Here is the tragic thing about my love for China: I really hate Chinese food. Especially the stuff you get in a fancy Chinese restaurant, the steamed fish or abalone or boney-chicken-bits. Too many chewy textures, too many things flavored with bai jiu. My years in China were more a case of finding a dish or two that I don’t mind, and eating that until I’m not hungry anymore, than finding local cuisine and sampling exotic flavors. Give me Beijing street food or American mall “Chinese” food any day.

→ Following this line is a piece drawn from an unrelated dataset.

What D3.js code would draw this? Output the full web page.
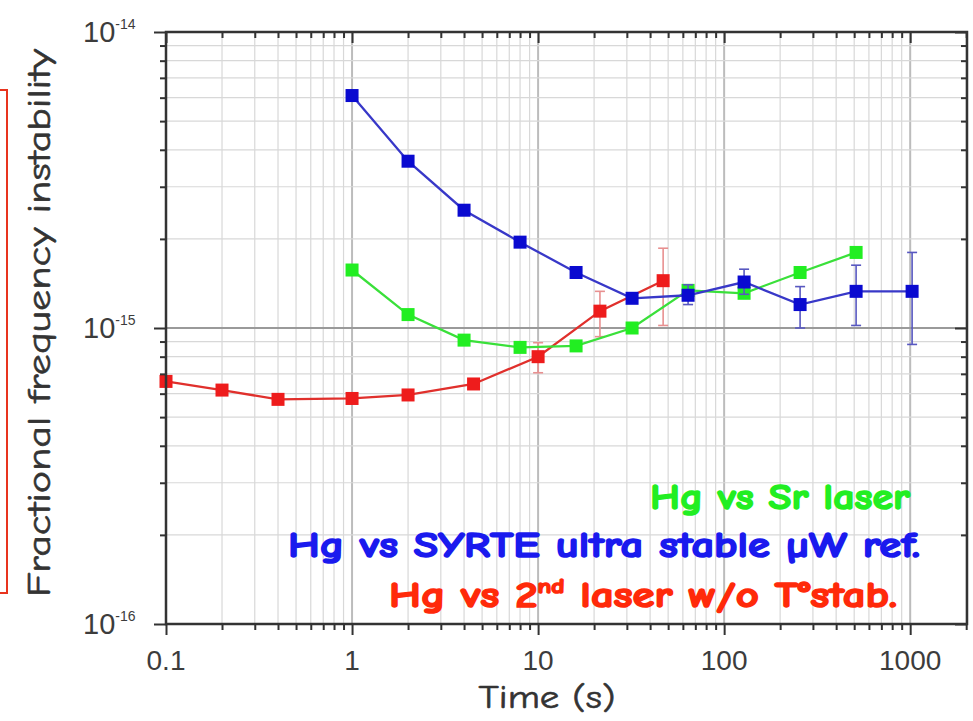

I know that Dave Lowry’s descriptions of dishes in Chinese Cooking For Diamond Thieves were accurate, because they weren’t very appetizing. In one section, our hero is making a steamed fish dish, and even while I wanted the lao wei to win the prize for best Chinese chef in St. Louis (I’ll get to that), the smell of steaming carp is a distinctive one. And not my favorite one. And it’s associated with a distinctive taste. And actually it’s turning my stomach to think too much about eating it. Evocative prose for sure.

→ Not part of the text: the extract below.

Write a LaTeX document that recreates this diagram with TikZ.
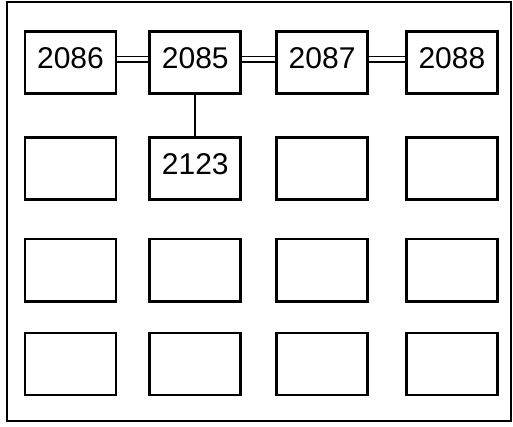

Tucker, the hero of Chinese Cooking for Diamond Thieves, is a lao wei in St. Louis, Missouri, trying to become a Chinese chef. Kind of steals the thunder from the diamond thievery, doesn’t it? Tucker is the best kind of unreliable narrator, beginning his list of dozens of rules with keep it simple, and trying to be completely honest from his very subjective perspective.
Fortunately, Tucker’s Mandarin is better than mine, so he’s able to eavesdrop on full speed Chinese, instead of just perking up at colors, numbers or “chubby white girl” out of a conversation. (Look, I’m able to do basic tasks in Chinese, but I talk like a baby.) So, when he overhears a girl at a rest stop telling her friend in Mandarin that she’s stranded, he gallantly offers her a ride. Also, she’s hot, because in fiction, stranded girls are always hot. The early-twenties romantic plotline wasn’t bad, ticking all the required boxes for witty banter, quirky semi-dates, and sexual tension that must be fulfilled when a Very Smart Guy falls in love with a Mysterious Girl, but fortunately not the focus of the novel.
Spoiler, or I guess, an un-spoiler: The diamonds are not hidden in the New Hampshire rest stop, so the novel doesn’t end with Corinne and Tucker retrieving the diamonds from the spot where they met. (I was expecting that for about 2/3s of the novel, and was pleasantly surprised when it didn’t happen.)
The diamond thievery is interesting, and in general, the secondary characters are quite believable. Bao Yu, especially, is a lifelike mix of mockery and shyness. In China, when someone calls you by a polite, formal name and asks if you had a nice weekend, they probably hate you. A real friend will call you Pudgy or Specs or Slowpoke or something else mildly insulting. (I happen to know the Mandarin for zits — dou dou — because it was the affectionate nickname of one of the secretaries in my Yantai school. Ouch.) As Tucker gains friends in the restaurant kitchen, he naturally trades casual insults far worse than grass mud horse. It was a little bit odd how many of the English-speaking characters all spoke in the same snarky banter, but I chalked it up to Tucker’s narration, the way a friend will recount events in their own words, putting their own speech patterns on repeated dialogue.
Chinese Cooking for Diamond Thieves is a good story about new-adult identity, Chinese cooking and customs, and avoiding murderous Hong Kong gangsters in the midwest.
I received an eARC of this novel from the publisher to review. As always, all opinions are my own, and review copies have never stopped me from snarking about a bad book.